I wasn't all that thrilled with my first Fix-It and Forget-It Cookbook so I wasn't sure why I bought this version but I'm so glad I did. I think I'm 3-for-3 with this cookbook so far (Harvest Kielbasa, Machaca Beef and now this.) I think a bit more thought went into this book.

Question of the Day: Do you eat venison? I know I'm not the only one. I'm curious just how many of my readers have a hunter in the family or buy venison (my husband's best friend's in-laws own a venison farm and sell the meat locally but it's expensive.)

11 comments:

Annie Jones said...

We haven't had venison for about 3 years now. :( My husband is an unsuccessful hunter, but we know a man who owns a Christmas tree farm and has a license to take down deer any time of the year. The license limits how much meat he can eat, so he keeps a list of interested families who can come and field dress the deer when he shoots them. We need to get back on that list. The deer are usually fairly young, thus very mild in flavor. My husband processes them himself and is meticulous about it, further adding to the mild flavor.

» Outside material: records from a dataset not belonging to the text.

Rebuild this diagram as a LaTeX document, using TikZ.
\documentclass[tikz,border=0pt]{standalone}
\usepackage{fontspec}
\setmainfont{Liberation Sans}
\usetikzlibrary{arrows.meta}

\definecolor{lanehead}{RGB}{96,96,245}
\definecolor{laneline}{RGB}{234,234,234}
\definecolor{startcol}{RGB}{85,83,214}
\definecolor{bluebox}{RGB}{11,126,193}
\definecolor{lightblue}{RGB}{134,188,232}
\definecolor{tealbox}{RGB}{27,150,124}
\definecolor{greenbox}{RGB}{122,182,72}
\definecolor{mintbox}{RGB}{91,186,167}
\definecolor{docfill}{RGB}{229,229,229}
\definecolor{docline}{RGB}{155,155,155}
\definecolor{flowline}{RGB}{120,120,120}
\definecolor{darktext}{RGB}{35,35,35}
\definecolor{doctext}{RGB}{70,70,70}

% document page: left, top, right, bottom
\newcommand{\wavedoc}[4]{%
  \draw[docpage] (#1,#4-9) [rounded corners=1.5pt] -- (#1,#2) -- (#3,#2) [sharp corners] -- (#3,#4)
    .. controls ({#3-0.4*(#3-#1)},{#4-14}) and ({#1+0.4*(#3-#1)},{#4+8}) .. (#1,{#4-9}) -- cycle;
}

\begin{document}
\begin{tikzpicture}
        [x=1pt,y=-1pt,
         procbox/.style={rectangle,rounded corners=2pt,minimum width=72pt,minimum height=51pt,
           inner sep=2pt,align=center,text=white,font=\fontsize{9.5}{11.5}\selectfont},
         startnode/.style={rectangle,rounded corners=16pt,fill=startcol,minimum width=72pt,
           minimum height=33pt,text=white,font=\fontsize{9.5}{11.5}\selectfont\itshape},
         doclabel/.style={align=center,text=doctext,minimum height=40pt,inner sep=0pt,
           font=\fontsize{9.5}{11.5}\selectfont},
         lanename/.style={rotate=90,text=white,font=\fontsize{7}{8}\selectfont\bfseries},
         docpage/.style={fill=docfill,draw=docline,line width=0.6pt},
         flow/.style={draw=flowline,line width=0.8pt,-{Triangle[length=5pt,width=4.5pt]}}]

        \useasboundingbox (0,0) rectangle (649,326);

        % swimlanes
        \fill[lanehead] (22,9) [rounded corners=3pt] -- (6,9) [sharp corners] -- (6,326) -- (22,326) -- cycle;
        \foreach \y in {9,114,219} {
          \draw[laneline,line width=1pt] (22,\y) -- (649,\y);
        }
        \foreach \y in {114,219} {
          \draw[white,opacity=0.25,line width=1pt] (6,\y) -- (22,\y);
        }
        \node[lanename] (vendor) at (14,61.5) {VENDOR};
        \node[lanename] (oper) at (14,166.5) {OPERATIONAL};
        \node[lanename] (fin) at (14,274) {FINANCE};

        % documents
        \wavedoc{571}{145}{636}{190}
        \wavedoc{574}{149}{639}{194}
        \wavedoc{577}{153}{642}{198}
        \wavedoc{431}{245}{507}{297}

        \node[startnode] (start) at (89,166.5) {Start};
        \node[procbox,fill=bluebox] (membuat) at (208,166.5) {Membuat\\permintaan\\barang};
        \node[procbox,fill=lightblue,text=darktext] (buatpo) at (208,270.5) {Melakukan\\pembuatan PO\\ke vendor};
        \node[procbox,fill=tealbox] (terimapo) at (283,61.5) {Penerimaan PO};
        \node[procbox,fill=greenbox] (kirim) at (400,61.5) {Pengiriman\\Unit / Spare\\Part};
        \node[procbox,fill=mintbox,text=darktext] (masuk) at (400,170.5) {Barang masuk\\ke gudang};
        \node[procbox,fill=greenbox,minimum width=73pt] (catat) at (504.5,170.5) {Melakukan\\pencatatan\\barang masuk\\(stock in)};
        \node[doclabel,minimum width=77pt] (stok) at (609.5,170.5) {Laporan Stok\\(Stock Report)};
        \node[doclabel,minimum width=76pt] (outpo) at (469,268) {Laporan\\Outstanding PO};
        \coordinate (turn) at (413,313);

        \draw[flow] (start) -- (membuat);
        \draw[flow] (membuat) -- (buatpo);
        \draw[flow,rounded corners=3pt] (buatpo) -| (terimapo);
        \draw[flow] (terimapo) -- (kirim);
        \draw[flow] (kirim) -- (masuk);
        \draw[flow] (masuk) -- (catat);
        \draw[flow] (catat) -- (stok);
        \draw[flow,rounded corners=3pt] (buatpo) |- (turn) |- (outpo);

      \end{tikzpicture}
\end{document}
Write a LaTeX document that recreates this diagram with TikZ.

I love venison in fajitas. They're the best I've ever had!

Anonymous said...

I have eaten venison, reluctantly. My fiance is an avid hunter, but I have never found a recipe that masks the 'wild' flavor of venison. I can't wait to give this one a try! He will be so proud that I actually want to cook venison! Thanks!

Jeff and Mandee said...

All the guys in my family are hunters, they go up every year. Most of the time it ends up just being "armed hiking" but the past two years my dad has gotten one. We have a venison roast in the freezer, I will have to try this!

momof4as said...

My husband comes from a long line of fill-the-freezer-to-feed-the-family hunters (they ate ANYTHING, and I mean anything, they killed) and we haven't had it in ages as he doesn't get the chance to hunt these days, but we would eat it!

Rebecca (AKA - Rebel In Ontario) said...

If my DH actually "got a deer" we would eat it :-)

Sara said...

My husband hunts, as does his brother. Between them we've had deer the past couple of years, and I haven't bought beef in many, many months. I like ground venison mixed with a little beef to give it body & cut any "gamey" flavor (1 lb. beef with 3 lbs. venison) and made a great stir-fry with backstraps last week - they were actually soft and very good (for some reason they're usually a little tough, but with good flavor).

HotHeaded said...

I've only had venison once and that was in a deer slim-jim. It was THE nastiest thing I have ever ate and have steered clear ever since.
I do know alot of people who really enjoy eating deer. But no one is my family hunts. So I don't have any to try again.

The Cookbook Junkie said...

Anonymous,

Sometimes it's easier to mask the taste than others. Some deer just don't taste that good. The soak is very important. I've found buttermilk to be good for marinating venison too.

This recipe is good because the sauce goes all through the meat.

I should have mentioned that I made this a couple of days ahead of time so the meat really had time to absorb the flavor of the sauce.

B and the boys said...

Just a random question? Do your children find it odd that you take pictures of your food? Have they caught on that you put it on the computer and remind you? My kids will now say: You should take a picture of this for the blog mommy? Just wondering.

The Cookbook Junkie said...

That's the great thing about kids - they don't know what's normal so they don't think I'm strange - yet. The older one knows I take pictures of the food but he has no idea why.

Anonymous said...

Only rarely, when someone gives us some. I like it if it doesn't have that wild taste.